S.R. Légèrement, Nicolas Sarkozy, pour deux raisons. La première est institutionnelle et tient au fait qu'en tant que président, il profite du climat d'union nationale. La seconde raison tiendrait à l'évolution de sa posture. Après l'acte terroriste de Toulouse, il peut être enclin à revenir à une posture plus apaisée de rassembleur alors que jusqu'ici sa ligne très droitière -proche du peuple contre les élites- rendait compliquée sa bataille du second tour. François Hollande a eu, pour sa part, la bonne attitude en montrant métaphoriquement (pas de polémique et félicitations aux policiers et au Raid, ndlr) ce qu'il aurait fait s'il avait été président, au risque de sembler mettre ses pas dans ceux de Nicolas Sarkozy. Enfin, compte tenu de la polarisation politique, il reste peu d'espace à Marine Le Pen pour instrumentaliser le drame.

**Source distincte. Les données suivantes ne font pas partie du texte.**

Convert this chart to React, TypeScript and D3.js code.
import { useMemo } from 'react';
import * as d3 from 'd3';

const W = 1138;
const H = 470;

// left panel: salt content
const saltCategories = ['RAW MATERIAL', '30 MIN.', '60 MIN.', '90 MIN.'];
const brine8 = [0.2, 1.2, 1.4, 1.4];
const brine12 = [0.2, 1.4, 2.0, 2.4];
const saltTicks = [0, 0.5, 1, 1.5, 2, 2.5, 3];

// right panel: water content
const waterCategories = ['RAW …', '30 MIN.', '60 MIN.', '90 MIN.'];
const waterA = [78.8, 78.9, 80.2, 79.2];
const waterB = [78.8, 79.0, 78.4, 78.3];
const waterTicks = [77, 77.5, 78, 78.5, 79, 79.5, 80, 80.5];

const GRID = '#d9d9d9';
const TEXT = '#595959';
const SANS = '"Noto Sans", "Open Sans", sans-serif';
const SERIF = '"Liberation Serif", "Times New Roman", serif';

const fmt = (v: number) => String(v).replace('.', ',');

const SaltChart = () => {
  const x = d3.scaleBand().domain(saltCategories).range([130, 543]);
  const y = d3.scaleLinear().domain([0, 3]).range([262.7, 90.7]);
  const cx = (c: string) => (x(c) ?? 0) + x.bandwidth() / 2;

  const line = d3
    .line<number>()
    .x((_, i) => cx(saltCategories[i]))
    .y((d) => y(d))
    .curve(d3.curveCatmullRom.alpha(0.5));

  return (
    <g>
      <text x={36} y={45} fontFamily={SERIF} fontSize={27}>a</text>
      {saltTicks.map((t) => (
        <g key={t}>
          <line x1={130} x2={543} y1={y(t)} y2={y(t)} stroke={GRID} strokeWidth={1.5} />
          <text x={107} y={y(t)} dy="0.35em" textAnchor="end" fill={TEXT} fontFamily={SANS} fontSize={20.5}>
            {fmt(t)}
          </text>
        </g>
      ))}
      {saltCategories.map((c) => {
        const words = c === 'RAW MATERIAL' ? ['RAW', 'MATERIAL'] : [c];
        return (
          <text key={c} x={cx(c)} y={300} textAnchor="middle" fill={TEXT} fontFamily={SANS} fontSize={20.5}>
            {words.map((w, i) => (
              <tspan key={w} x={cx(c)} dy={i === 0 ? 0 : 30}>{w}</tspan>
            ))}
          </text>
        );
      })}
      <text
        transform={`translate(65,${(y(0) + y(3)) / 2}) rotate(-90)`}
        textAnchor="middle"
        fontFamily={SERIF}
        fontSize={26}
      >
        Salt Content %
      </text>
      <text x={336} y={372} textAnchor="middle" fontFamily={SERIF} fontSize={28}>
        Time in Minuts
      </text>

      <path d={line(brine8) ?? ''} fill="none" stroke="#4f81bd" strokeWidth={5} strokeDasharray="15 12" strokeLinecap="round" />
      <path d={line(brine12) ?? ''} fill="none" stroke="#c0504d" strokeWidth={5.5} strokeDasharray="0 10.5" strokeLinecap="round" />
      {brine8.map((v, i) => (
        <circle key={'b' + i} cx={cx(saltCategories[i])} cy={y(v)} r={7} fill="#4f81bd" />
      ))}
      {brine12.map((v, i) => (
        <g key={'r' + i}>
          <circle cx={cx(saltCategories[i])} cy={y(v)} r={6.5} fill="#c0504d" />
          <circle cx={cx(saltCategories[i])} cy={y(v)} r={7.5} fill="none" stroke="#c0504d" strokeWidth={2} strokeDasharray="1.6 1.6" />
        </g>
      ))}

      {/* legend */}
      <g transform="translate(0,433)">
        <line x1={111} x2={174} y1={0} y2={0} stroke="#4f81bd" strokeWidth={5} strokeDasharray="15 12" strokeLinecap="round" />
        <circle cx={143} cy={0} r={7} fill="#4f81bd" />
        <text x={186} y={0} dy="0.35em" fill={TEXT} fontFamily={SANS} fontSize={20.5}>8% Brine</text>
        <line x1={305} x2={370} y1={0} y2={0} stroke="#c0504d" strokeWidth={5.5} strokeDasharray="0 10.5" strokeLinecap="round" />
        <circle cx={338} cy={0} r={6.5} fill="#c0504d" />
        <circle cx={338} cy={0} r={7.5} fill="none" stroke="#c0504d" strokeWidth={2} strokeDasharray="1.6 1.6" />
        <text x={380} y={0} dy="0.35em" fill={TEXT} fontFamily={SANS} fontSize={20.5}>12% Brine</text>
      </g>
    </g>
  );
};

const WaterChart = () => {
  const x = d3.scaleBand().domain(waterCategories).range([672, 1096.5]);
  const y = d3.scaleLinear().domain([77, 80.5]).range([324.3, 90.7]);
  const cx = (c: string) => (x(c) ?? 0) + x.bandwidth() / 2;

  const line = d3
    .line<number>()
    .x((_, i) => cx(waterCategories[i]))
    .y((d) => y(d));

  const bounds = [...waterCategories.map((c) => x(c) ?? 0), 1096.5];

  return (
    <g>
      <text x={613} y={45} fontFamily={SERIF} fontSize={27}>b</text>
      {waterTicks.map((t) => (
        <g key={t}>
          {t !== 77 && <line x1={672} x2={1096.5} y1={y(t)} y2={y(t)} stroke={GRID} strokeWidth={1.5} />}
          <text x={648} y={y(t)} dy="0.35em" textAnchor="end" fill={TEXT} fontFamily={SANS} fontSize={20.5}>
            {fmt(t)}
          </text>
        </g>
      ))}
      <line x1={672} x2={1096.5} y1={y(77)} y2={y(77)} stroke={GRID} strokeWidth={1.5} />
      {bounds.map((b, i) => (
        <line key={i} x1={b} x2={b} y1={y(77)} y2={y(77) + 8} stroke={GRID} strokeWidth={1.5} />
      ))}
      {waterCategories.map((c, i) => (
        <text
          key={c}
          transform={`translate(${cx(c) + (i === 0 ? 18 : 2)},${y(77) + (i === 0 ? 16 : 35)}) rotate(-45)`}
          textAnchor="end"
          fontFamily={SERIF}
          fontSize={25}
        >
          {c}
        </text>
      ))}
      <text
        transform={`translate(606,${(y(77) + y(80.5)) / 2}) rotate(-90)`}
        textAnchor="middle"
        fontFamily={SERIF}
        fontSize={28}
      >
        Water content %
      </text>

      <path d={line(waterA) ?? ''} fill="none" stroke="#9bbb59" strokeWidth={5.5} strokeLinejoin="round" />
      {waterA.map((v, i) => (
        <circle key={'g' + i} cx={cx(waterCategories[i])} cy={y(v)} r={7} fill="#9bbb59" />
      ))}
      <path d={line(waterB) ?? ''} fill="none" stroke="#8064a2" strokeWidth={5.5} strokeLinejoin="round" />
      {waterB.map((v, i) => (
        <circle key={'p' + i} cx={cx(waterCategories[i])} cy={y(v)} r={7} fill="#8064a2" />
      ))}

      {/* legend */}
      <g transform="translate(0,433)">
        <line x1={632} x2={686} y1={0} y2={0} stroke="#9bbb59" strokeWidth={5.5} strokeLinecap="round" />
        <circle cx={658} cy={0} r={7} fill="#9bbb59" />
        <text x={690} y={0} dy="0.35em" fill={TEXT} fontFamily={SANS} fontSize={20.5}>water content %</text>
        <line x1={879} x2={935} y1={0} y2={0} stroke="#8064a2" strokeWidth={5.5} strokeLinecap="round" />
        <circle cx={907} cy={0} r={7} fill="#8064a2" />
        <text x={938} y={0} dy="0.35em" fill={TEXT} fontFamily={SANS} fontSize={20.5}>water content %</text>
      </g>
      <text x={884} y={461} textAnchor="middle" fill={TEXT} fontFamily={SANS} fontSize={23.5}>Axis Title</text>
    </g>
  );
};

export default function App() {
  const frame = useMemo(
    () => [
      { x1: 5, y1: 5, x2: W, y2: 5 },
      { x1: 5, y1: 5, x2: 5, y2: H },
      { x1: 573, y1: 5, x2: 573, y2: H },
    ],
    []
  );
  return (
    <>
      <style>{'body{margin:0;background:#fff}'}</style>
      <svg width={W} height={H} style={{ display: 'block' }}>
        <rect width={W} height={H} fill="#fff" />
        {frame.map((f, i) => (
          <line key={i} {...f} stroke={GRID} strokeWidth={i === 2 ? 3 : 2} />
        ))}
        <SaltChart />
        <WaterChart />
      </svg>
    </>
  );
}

En quoi la campagne de François Hollande doit-elle tenir compte de la nouvelle dynamique de Nicolas Sarkozy?

 

S.R. Je ne crois pas qu'en France un candidat se construise contre son adversaire, nous ne sommes pas aux Etats-Unis. On a l'exemple de l'échec de Lionel Jospin qui s'est construit contre Chirac en 2002, et la plongée de Ségolène Royal en 2007 quand elle a commencé à attaquer Nicolas Sarkozy. Chaque candidat doit donner sa réponse aux problèmes du pays. Si François Hollande se garde d'attaquer son principal adversaire et même de le citer, il doit, après ce drame, donner un second souffle à sa campagne et donner à voir sa capacité à redresser le pays dans le justice, en retrouvant l'esprit républicain de son discours du Bourget.

Pour vous, le jeu présidentiel reste donc ouvert ?

SR. Oui... Avec deux chemins proposés, celui du républicain et celui du Bonaparte. Au premier la sérénité, au second l'énergie. Au premier la stratégie, la posture du rassembleur et la confiance dans le peuple. Au second la tactique et la posture du sauveur, de l'homme providentiel.